Records with drawing code
* * *

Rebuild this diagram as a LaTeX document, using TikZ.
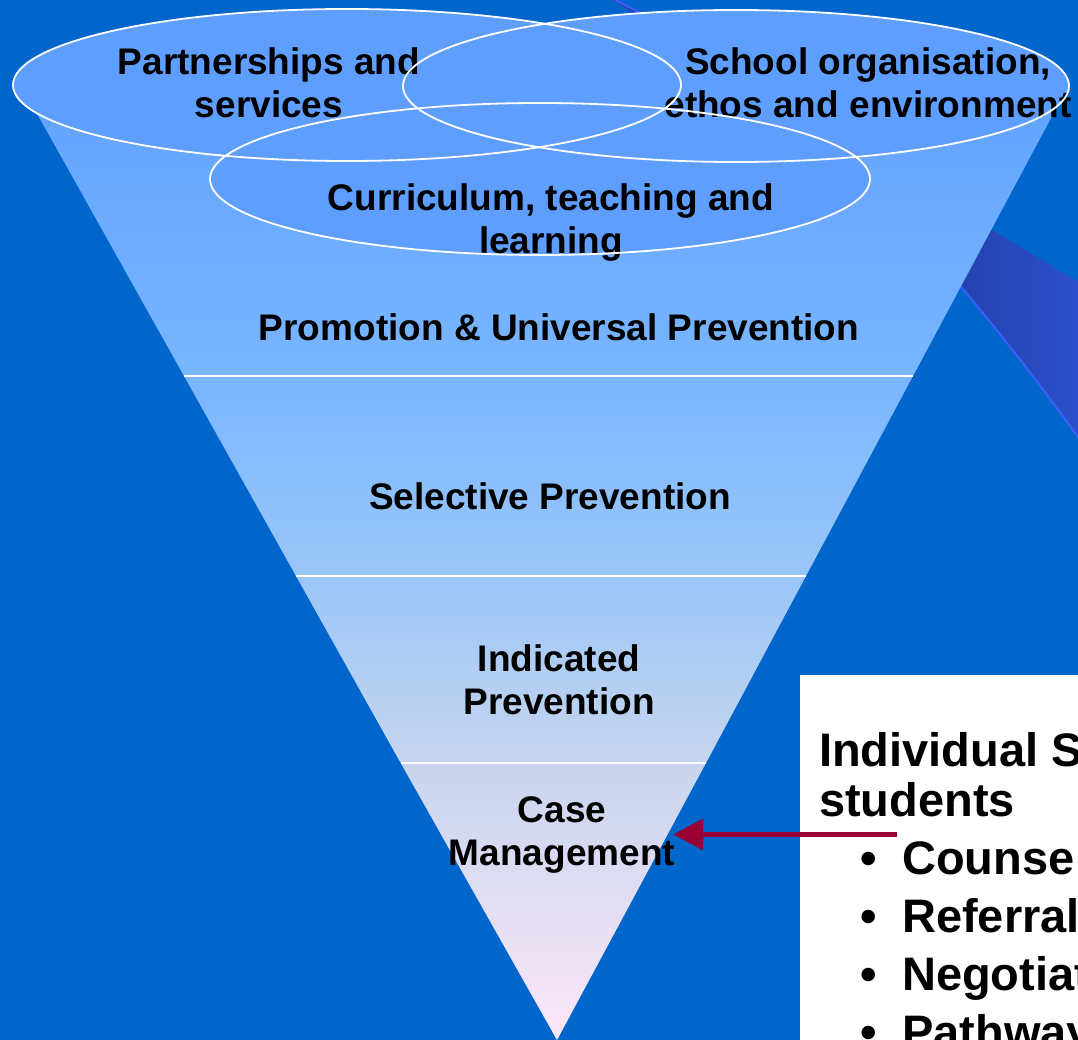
\documentclass[tikz,border=0pt]{standalone}
\usepackage{fontspec}
\setmainfont{Liberation Sans}
\usetikzlibrary{arrows.meta}
\definecolor{bg}{HTML}{0066CC}
\definecolor{bandA}{HTML}{2542AF}
\definecolor{bandB}{HTML}{2C50CA}
\definecolor{bandline}{HTML}{3B5EF8}
\definecolor{ellfill}{HTML}{5E9EFF}
\definecolor{fA}{HTML}{62A3FF}
\definecolor{fB}{HTML}{79B6FF}
\definecolor{fC}{HTML}{9AC6F8}
\definecolor{fD}{HTML}{C7D5EE}
\definecolor{fE}{HTML}{FCE6F8}
\definecolor{arrowred}{HTML}{990033}
\begin{document}
\begin{tikzpicture}[x=1pt,y=-1pt,
  lbl/.style={font=\fontsize{37}{43}\selectfont\bfseries, align=center, inner sep=0pt, text=black},
  boxtxt/.style={font=\fontsize{47}{50}\selectfont\bfseries, anchor=base west, inner sep=0pt, text=black},
  ring/.style={draw=white, line width=1.8pt},
  divider/.style={draw=white, line width=2pt},
  connector/.style={draw=arrowred, line width=5.5pt, -{Triangle[length=30pt,width=30pt]}}]
\useasboundingbox (0,0) rectangle (1078,1040);
\clip (0,0) rectangle (1078,1040);
% background
\fill[bg] (0,0) rectangle (1078,1040);
% background swoosh
\begin{scope}
  \clip (612,0) -- (1078,282) -- (1078,437) .. controls (950,260) and (800,90) .. (615,0) -- cycle;
  \fill[bandA] (600,-5) rectangle (961,445);
  \shade[left color=bandA,right color=bandB] (960,-5) rectangle (1078,445);
\end{scope}
\draw[bandline, line width=2pt] (615,0) .. controls (800,90) and (950,260) .. (1078,437);
% funnel sections
\shade[top color=fA, bottom color=fB] (29.4,100) -- (1060.7,100) -- (913,376) -- (184,376) -- cycle;
\shade[top color=fB, bottom color=fC] (184,376) -- (913,376) -- (806,576) -- (296,576) -- cycle;
\shade[top color=fC, bottom color=fD] (296,576) -- (806,576) -- (706,763) -- (400.7,763) -- cycle;
\shade[top color=fD, bottom color=fE] (400.7,763) -- (706,763) -- (557,1040) -- cycle;
\draw[divider] (184,376) -- (913,376);
\draw[divider] (296,576) -- (806,576);
\draw[divider] (400.7,763) -- (706,763);
% ellipses
\fill[ellfill] (347,85) ellipse [x radius=334pt, y radius=76pt];
\fill[ellfill] (736,86) ellipse [x radius=333pt, y radius=76pt];
\fill[ellfill] (540,179) ellipse [x radius=330pt, y radius=76pt];
% labels
\node[lbl] (partners) at (269,83) {Partnerships and\\services};
\node[lbl] (school) at (868,83) {School organisation,\\ethos and environment};
\node[lbl] (curric) at (551,223) {Curriculum, teaching and\\learning};
\node[lbl, anchor=base] (promo) at (559,340) {Promotion \& Universal Prevention};
\node[lbl, anchor=base] (select) at (550,509) {Selective Prevention};
\node[lbl] (indic) at (559,680) {Indicated\\Prevention};
\node[lbl] (case) at (562,835) {Case\\Management};
% ellipse outlines
\draw[ring] (347,85) ellipse [x radius=334pt, y radius=76pt];
\draw[ring] (736,86) ellipse [x radius=333pt, y radius=76pt];
\draw[ring] (540,179) ellipse [x radius=330pt, y radius=76pt];
% white box
\fill[white] (800,675) rectangle (1090,1050);
\node[boxtxt] (indiv) at (819,766) {Individual S};
\node[boxtxt] (stud) at (819,816) {students};
\node[boxtxt] (b1) at (860,874) {\makebox[42pt][l]{•}Counse};
\node[boxtxt] (b2) at (860,932) {\makebox[42pt][l]{•}Referral};
\node[boxtxt] (b3) at (860,990) {\makebox[42pt][l]{•}Negotiat};
\node[boxtxt] (b4) at (860,1048) {\makebox[42pt][l]{•}Pathway};
% arrow
\coordinate (arrowstart) at (897,834.5);
\coordinate (arrowtip) at (673,834.5);
\draw[connector] (arrowstart) -- (arrowtip);
\end{tikzpicture}
\end{document}
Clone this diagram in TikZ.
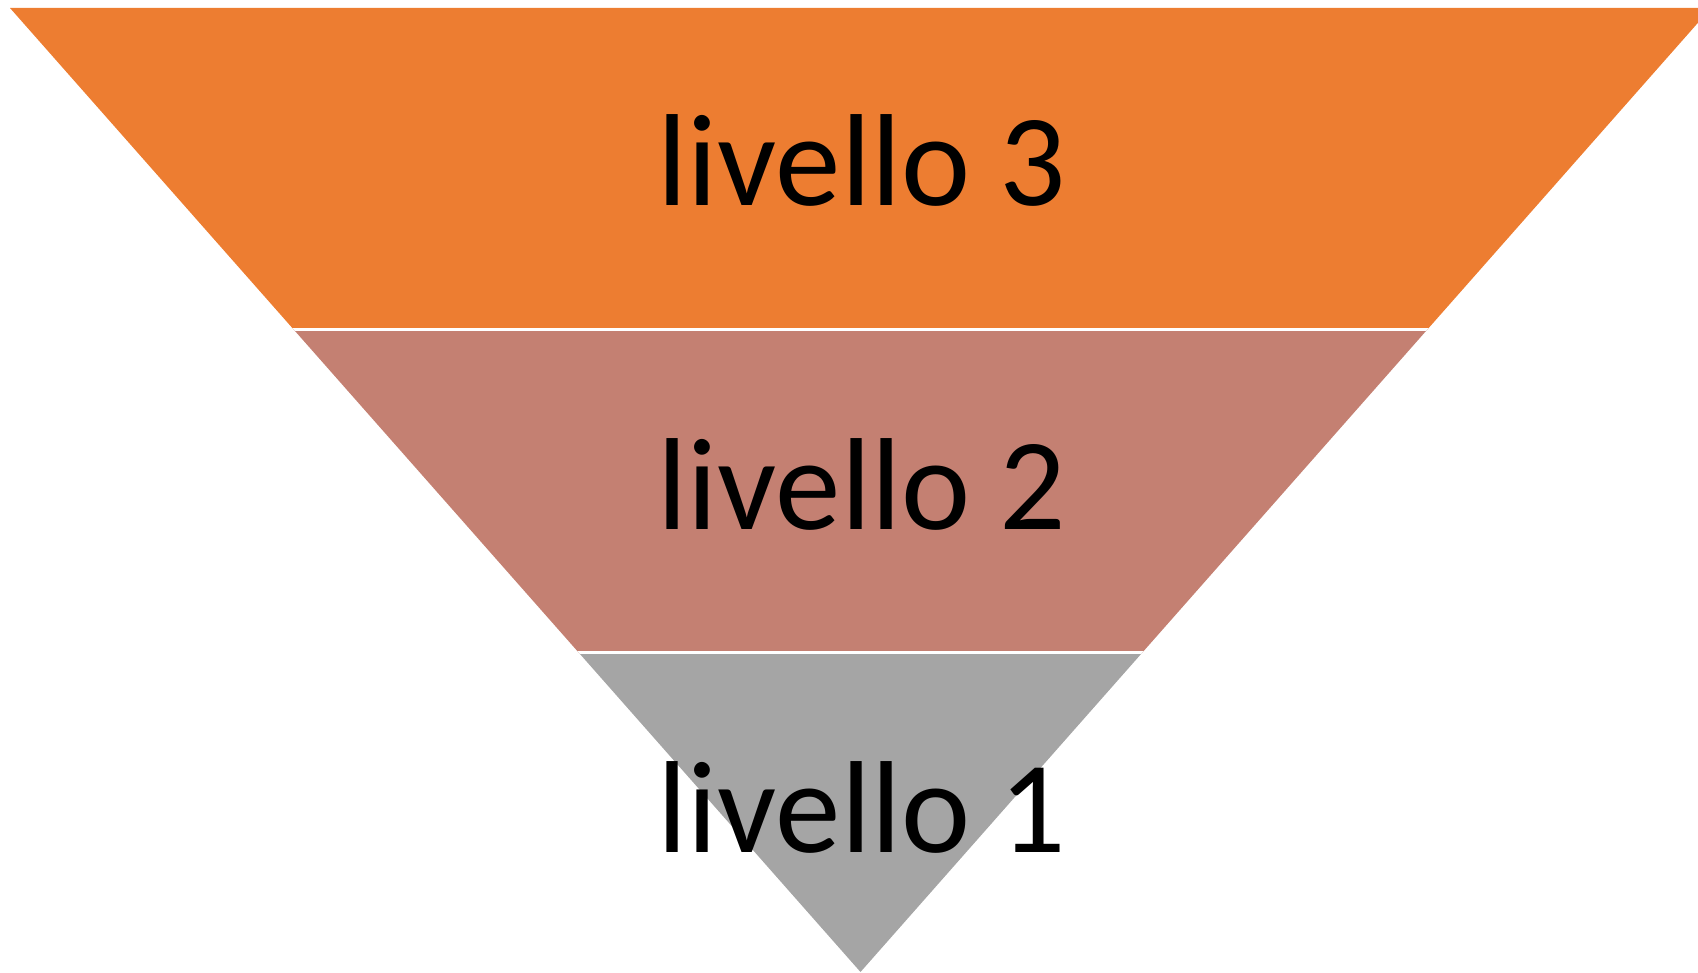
\documentclass[tikz,border=0pt]{standalone}
\usepackage{fontspec}
\setmainfont{Carlito}
\definecolor{lvthree}{HTML}{ED7D31}
\definecolor{lvtwo}{HTML}{C48072}
\definecolor{lvone}{HTML}{A5A5A5}
\tikzset{
  lvlabel/.style={inner sep=0pt, anchor=base, text=black, font=\fontsize{131}{131}\selectfont},
  sepline/.style={draw=white, line width=3pt}
}
\begin{document}
\begin{tikzpicture}[x=1pt,y=-1pt]
\useasboundingbox (0,0) rectangle (1698,973);
\begin{scope}
  \clip (0,0) rectangle (1698,973);
  \clip (10,8) -- (1711,8) -- (860.5,972) -- cycle;
  \fill[lvthree] (0,0) rectangle (1720,330);
  \fill[lvtwo] (0,330) rectangle (1720,652.5);
  \fill[lvone] (0,652.5) rectangle (1720,980);
  \draw[sepline] (0,330) -- (1720,330);
  \draw[sepline] (0,652.5) -- (1720,652.5);
\end{scope}
\node[lvlabel] (l3) at (862,206) {livello 3};
\node[lvlabel] (l2) at (862,529) {livello 2};
\node[lvlabel] (l1) at (862,852) {livello 1};
\end{tikzpicture}
\end{document}
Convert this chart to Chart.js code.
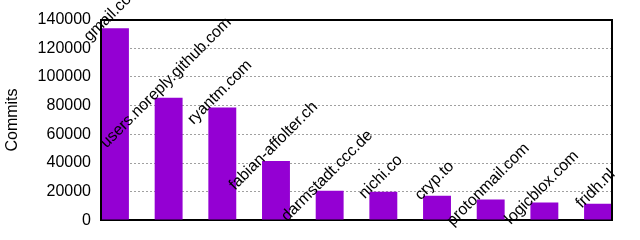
<!DOCTYPE html>
<html>
<head>
<meta charset="utf-8">
<script src="https://cdn.jsdelivr.net/npm/chart.js@4/dist/chart.umd.min.js"></script>
<style>
  html, body { margin: 0; padding: 0; background: #fff; }
  canvas { display: block; background: #fff; }
</style>
</head>
<body>
<canvas id="c" width="640" height="240"></canvas>
<script>
const categories = ["gmail.com", "users.noreply.github.com", "ryantm.com", "fabian-affolter.ch",
  "darmstadt.ccc.de", "nichi.co", "cryp.to", "protonmail.com", "logicblox.com", "fridh.nl"];
const commits = [134000, 85600, 78800, 41400, 20600, 19900, 17200, 14500, 12400, 11600];
const yMin = 0, yMax = 140000, yStep = 20000;

const FONT = "Liberation Sans, Arial, sans-serif";

const labelPlugin = {
  id: 'barLabels',
  afterDraw(chart) {
    const ctx = chart.ctx;
    const meta = chart.getDatasetMeta(0);
    ctx.save();
    ctx.fillStyle = '#000';
    ctx.font = '16px ' + FONT;
    ctx.textAlign = 'center';
    ctx.textBaseline = 'middle';
    meta.data.forEach((bar, i) => {
      ctx.save();
      ctx.translate(bar.x - 2.5, bar.y - 15);
      ctx.rotate(-Math.PI / 4);
      ctx.fillText(categories[i], 0, 0);
      ctx.restore();
    });
    ctx.restore();
  }
};

const isEdge = c => c.tick && (c.tick.value === yMin || c.tick.value === yMax);

new Chart(document.getElementById('c'), {
  type: 'bar',
  data: {
    datasets: [{
      data: commits.map((v, i) => ({ x: i, y: v })),
      backgroundColor: '#9400d3',
      borderWidth: 0,
      barPercentage: 0.52,
      categoryPercentage: 1
    }]
  },
  options: {
    responsive: false,
    animation: false,
    layout: { padding: { left: 0, right: 28, top: 15, bottom: 19 } },
    plugins: { legend: { display: false }, tooltip: { enabled: false } },
    scales: {
      x: { type: 'linear', min: -0.26, max: 9.26, offset: false, display: false },
      y: {
        position: 'left',
        min: yMin, max: yMax,
        afterFit(scale) { scale.width = 101; },
        ticks: {
          stepSize: yStep,
          color: '#000',
          font: { family: FONT, size: 16 },
          padding: 10,
          callback: v => String(v)
        },
        grid: {
          color: c => isEdge(c) ? '#000' : '#a0a0a0',
          drawTicks: false,
          lineWidth: c => isEdge(c) ? 2 : 1
        },
        border: {
          display: true, color: '#000', width: 2, z: 1,
          dash: c => (c.type === 'tick' && !isEdge(c)) ? [2, 2] : []
        },
        title: {
          display: true, text: 'Commits', color: '#000',
          font: { family: FONT, size: 16 },
          padding: { top: 3, bottom: 0 }
        }
      },
      yRight: {
        position: 'right', min: yMin, max: yMax,
        ticks: { display: false },
        grid: { display: false, drawTicks: false },
        border: { display: true, color: '#000', width: 2, z: 1 }
      }
    }
  },
  plugins: [labelPlugin]
});
</script>
</body>
</html>
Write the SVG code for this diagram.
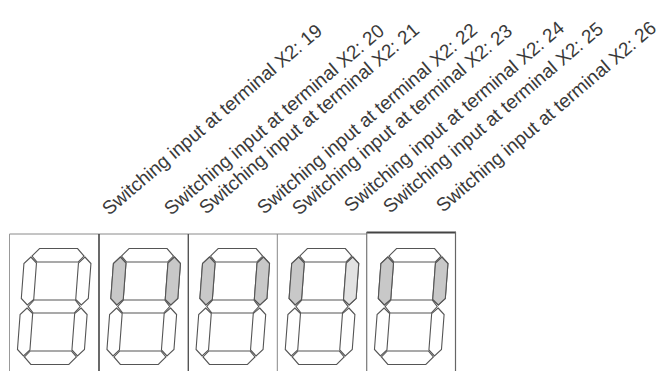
<svg xmlns="http://www.w3.org/2000/svg" xmlns:xlink="http://www.w3.org/1999/xlink" width="665" height="371" viewBox="0 0 665 371">
<style>
.lbl{font-family:"Liberation Sans",Arial,sans-serif;font-size:19px;fill:#3a3a3a}
.seg{stroke:#555;stroke-width:1.1;stroke-linejoin:miter}
.off{fill:#fff}
.on{fill:#c8c8c8}
.dim{fill:#e2e2e2}
</style>
<defs>
<polygon id="sT" points="-19,-58 19,-58 26,-50.5 20.5,-44.5 -20.5,-44.5 -26,-50.5"/>
<polygon id="sUR" points="27,-49.5 33.5,-43 33.5,-8 27,-1.5 21,-7 21,-43.5"/>
<polygon id="sUL" points="-27,-49.5 -33.5,-43 -33.5,-8 -27,-1.5 -21,-7 -21,-43.5"/>
<polygon id="sM" points="-20.5,-6.5 20.5,-6.5 26,0 20.5,6.5 -20.5,6.5 -26,0"/>
<polygon id="sLR" points="27,1.5 33.5,8 33.5,43 27,49.5 21,43.5 21,7"/>
<polygon id="sLL" points="-27,1.5 -33.5,8 -33.5,43 -27,49.5 -21,43.5 -21,7"/>
<polygon id="sB" points="-20.5,44.5 20.5,44.5 26,50.5 19,58 -19,58 -26,50.5"/>
<g id="digit" class="seg off">
<use xlink:href="#sT"/><use xlink:href="#sUR"/><use xlink:href="#sUL"/><use xlink:href="#sM"/><use xlink:href="#sLR"/><use xlink:href="#sLL"/><use xlink:href="#sB"/>
</g>
</defs>

<g id="frame" fill="none">
<line x1="9.5" y1="234" x2="366.7" y2="234" stroke="#8a8a8a" stroke-width="1"/>
<line x1="366.7" y1="232.5" x2="456" y2="232.5" stroke="#444" stroke-width="2"/>
<line x1="9.5" y1="234" x2="9.5" y2="371" stroke="#999" stroke-width="1"/>
<line x1="99" y1="234" x2="99" y2="371" stroke="#444" stroke-width="1.6"/>
<line x1="188.3" y1="234" x2="188.3" y2="371" stroke="#555" stroke-width="1.4"/>
<line x1="277.3" y1="234" x2="277.3" y2="371" stroke="#888" stroke-width="1"/>
<line x1="366.7" y1="232" x2="366.7" y2="371" stroke="#777" stroke-width="1.2"/>
<line x1="455.5" y1="232" x2="455.5" y2="371" stroke="#666" stroke-width="1.2"/>
</g>

<g id="digit1" transform="translate(54.2,306.5) skewX(-4.3)">
<use xlink:href="#digit"/>
</g>
<g id="digit2" transform="translate(143.7,306.5) skewX(-4.3)">
<use xlink:href="#digit"/>
<use xlink:href="#sUL" class="seg on"/><use xlink:href="#sUR" class="seg on"/>
</g>
<g id="digit3" transform="translate(232.8,306.5) skewX(-4.3)">
<use xlink:href="#digit"/>
<use xlink:href="#sUL" class="seg on"/><use xlink:href="#sUR" class="seg on"/>
</g>
<g id="digit4" transform="translate(322,306.5) skewX(-4.3)">
<use xlink:href="#digit"/>
<use xlink:href="#sUL" class="seg on"/><use xlink:href="#sUR" class="seg dim"/>
</g>
<g id="digit5" transform="translate(411.2,306.5) skewX(-4.3)">
<use xlink:href="#digit"/>
<use xlink:href="#sUL" class="seg on"/><use xlink:href="#sUR" class="seg on"/>
</g>

<g id="labels" class="lbl">
<text transform="translate(109,216) rotate(-40.5)">Switching input at terminal X2: 19</text>
<text transform="translate(171,216) rotate(-40.5)">Switching input at terminal X2: 20</text>
<text transform="translate(206,215) rotate(-40.5)">Switching input at terminal X2: 21</text>
<text transform="translate(264,215) rotate(-40.5)">Switching input at terminal X2: 22</text>
<text transform="translate(299,216) rotate(-40.5)">Switching input at terminal X2: 23</text>
<text transform="translate(351,213) rotate(-40.5)">Switching input at terminal X2: 24</text>
<text transform="translate(390,214) rotate(-40.5)">Switching input at terminal X2: 25</text>
<text transform="translate(443,213) rotate(-40.5)">Switching input at terminal X2: 26</text>
</g>
</svg>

* * *

*Instructions for the task:* Copy every line of the listing containing the string "this".

*Solution to the exercise:*
Rebuild this diagram as a LaTeX document, using TikZ.
Clone this diagram in TikZ.
Convert this chart to Chart.js code.
Write the SVG code for this diagram.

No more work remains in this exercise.